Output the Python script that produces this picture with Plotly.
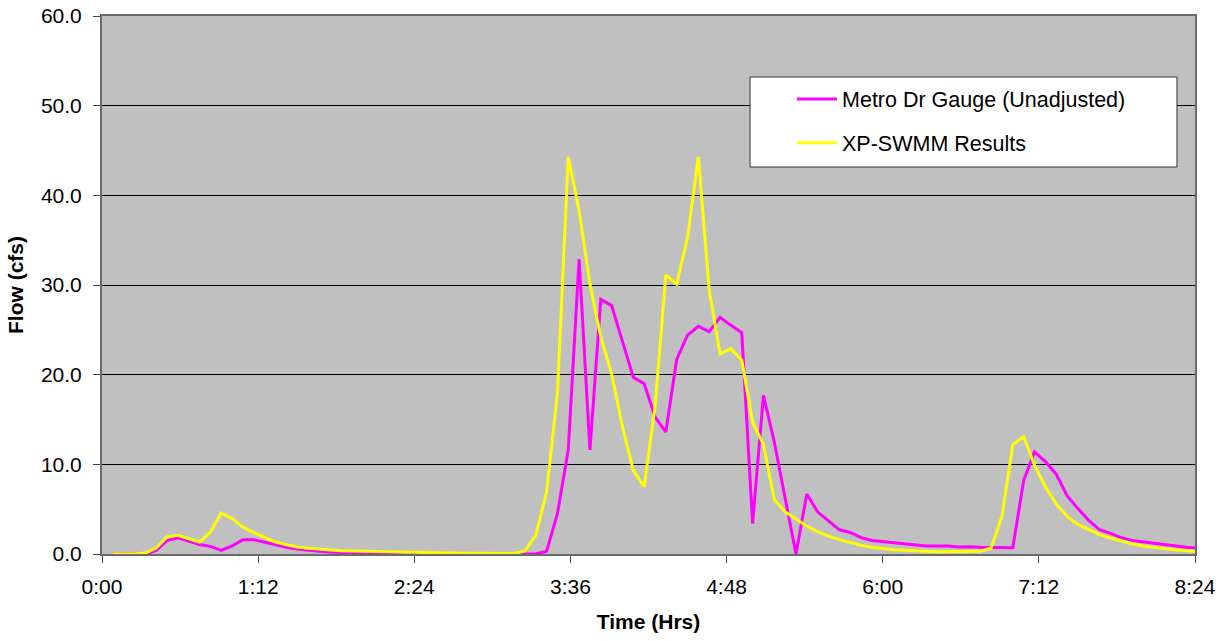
import plotly.graph_objects as go

# Time in minutes from start (5-minute steps)
time_min = [5 * k for k in range(1, 102)]  # 5 .. 505

metro_gauge = [
    0.0, 0.0, 0.0, 0.0, 0.4, 1.5, 1.8, 1.45, 1.05, 0.85,      # 5-50
    0.4, 0.9, 1.6, 1.6, 1.3, 0.97, 0.75, 0.56, 0.41, 0.3,     # 55-100
    0.22, 0.15, 0.11, 0.07, 0.05, 0.03, 0.02, 0.01, 0.0, 0.0, # 105-150
    0.0, 0.0, 0.0, 0.0, 0.0, 0.0, 0.0, 0.0, 0.0, 0.0,         # 155-200
    0.3, 4.5, 11.6, 32.9, 11.6, 28.4, 27.7, 23.8, 19.7, 19.0, # 205-250
    15.3, 13.6, 21.7, 24.4, 25.4, 24.8, 26.4, 25.5, 24.7, 3.4,# 255-300
    17.7, 12.5, 6.4, 0.0, 6.7, 4.7, 3.7, 2.7, 2.4, 1.83,      # 305-350
    1.5, 1.38, 1.27, 1.08, 0.97, 0.9, 0.9, 0.9, 0.78, 0.82,   # 355-400
    0.74, 0.7, 0.7, 0.7, 8.2, 11.4, 10.3, 8.9, 6.5, 5.06,     # 405-450
    3.75, 2.7, 2.3, 1.83, 1.5, 1.34, 1.15, 1.0, 0.86, 0.74,   # 455-500
    0.65,                                                     # 505
]

xp_swmm = [
    0.0, 0.0, 0.0, 0.1, 0.67, 1.9, 2.08, 1.7, 1.33, 2.44,     # 5-50
    4.57, 3.95, 3.0, 2.38, 1.82, 1.33, 1.04, 0.78, 0.63, 0.52,# 55-100
    0.45, 0.37, 0.33, 0.3, 0.27, 0.23, 0.2, 0.17, 0.15, 0.13, # 105-150
    0.12, 0.1, 0.09, 0.08, 0.07, 0.06, 0.05, 0.05, 0.33, 2.08,# 155-200
    6.9, 17.9, 44.3, 38.3, 30.1, 24.2, 20.1, 14.2, 9.3, 7.5,  # 205-250
    16.4, 31.1, 30.1, 35.3, 44.3, 29.4, 22.3, 22.9, 21.6, 14.7,# 255-300
    12.2, 6.06, 4.7, 3.9, 3.1, 2.5, 2.0, 1.6, 1.27, 0.97,     # 305-350
    0.74, 0.6, 0.48, 0.41, 0.33, 0.3, 0.26, 0.26, 0.26, 0.26, # 355-400
    0.3, 0.67, 4.2, 12.2, 13.1, 9.9, 7.5, 5.6, 4.2, 3.3,      # 405-450
    2.7, 2.15, 1.78, 1.45, 1.15, 0.9, 0.71, 0.6, 0.48, 0.37,  # 455-500
    0.3,                                                      # 505
]

x_tick_vals = [0, 72, 144, 216, 288, 360, 432, 504]
x_tick_text = ["0:00", "1:12", "2:24", "3:36", "4:48", "6:00", "7:12", "8:24"]
y_tick_vals = [0, 10, 20, 30, 40, 50, 60]
y_tick_text = ["0.0", "10.0", "20.0", "30.0", "40.0", "50.0", "60.0"]

font_family = "Liberation Sans, Arial, sans-serif"

fig = go.Figure()
fig.add_trace(go.Scatter(
    x=time_min, y=metro_gauge, mode="lines",
    name="Metro Dr Gauge (Unadjusted)", legendgroup="a",
    line=dict(color="#FF00FF", width=3),
))
fig.add_trace(go.Scatter(
    x=time_min, y=xp_swmm, mode="lines",
    name="XP-SWMM Results", legendgroup="b",
    line=dict(color="#FFFF00", width=3),
))

# legend box
fig.add_shape(type="rect", xref="paper", yref="paper",
              x0=0.5929, x1=0.9835, y0=0.7193, y1=0.8866,
              line=dict(color="#333333", width=1), fillcolor="white", layer="above")

fig.update_layout(
    width=1226, height=641,
    margin=dict(l=102, r=31, t=16, b=87, autoexpand=False),
    paper_bgcolor="white",
    plot_bgcolor="#C0C0C0",
    font=dict(family=font_family, size=21, color="black"),
    showlegend=True,
    legend=dict(
        x=0.6313, y=0.884, xanchor="left", yanchor="top",
        bgcolor="rgba(0,0,0,0)", borderwidth=0,
        font=dict(size=21.5, family=font_family),
        tracegroupgap=13, itemwidth=40,
    ),
    xaxis=dict(
        range=[0, 504], automargin=False,
        tickvals=x_tick_vals, ticktext=x_tick_text,
        ticks="outside", ticklen=7, tickcolor="#444444", tickwidth=1,
        ticklabelstandoff=6, ticklabeloverflow="allow",
        showgrid=False, zeroline=False,
        showline=True, linecolor="#6a6a6a", linewidth=2, mirror=True,
        title=dict(text="<b>Time (Hrs)</b>", font=dict(size=21), standoff=17),
        tickfont=dict(size=21),
    ),
    yaxis=dict(
        range=[0, 60], automargin=False,
        tickvals=y_tick_vals, ticktext=y_tick_text,
        ticks="outside", ticklen=7, tickcolor="#444444", tickwidth=1,
        ticklabelstandoff=7, ticklabeloverflow="allow",
        showgrid=True, gridcolor="black", gridwidth=1,
        zeroline=False,
        showline=True, linecolor="#6a6a6a", linewidth=2, mirror=True,
        title=dict(text="<b>Flow (cfs)</b>", font=dict(size=21), standoff=12),
        tickfont=dict(size=21),
    ),
)

fig.write_html("out.html", config={"displayModeBar": False},
               post_script="document.body.style.margin='0';")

--------

WORK INSTRUCTIONS
Omitting all pictures, restate exactly the lines of the material from its start through the line that contains "time_min = [5".

PROBLEM SOLUTION
Output the Python script that produces this picture with Plotly.
import plotly.graph_objects as go

# Time in minutes from start (5-minute steps)
time_min = [5 * k for k in range(1, 102)]  # 5 .. 505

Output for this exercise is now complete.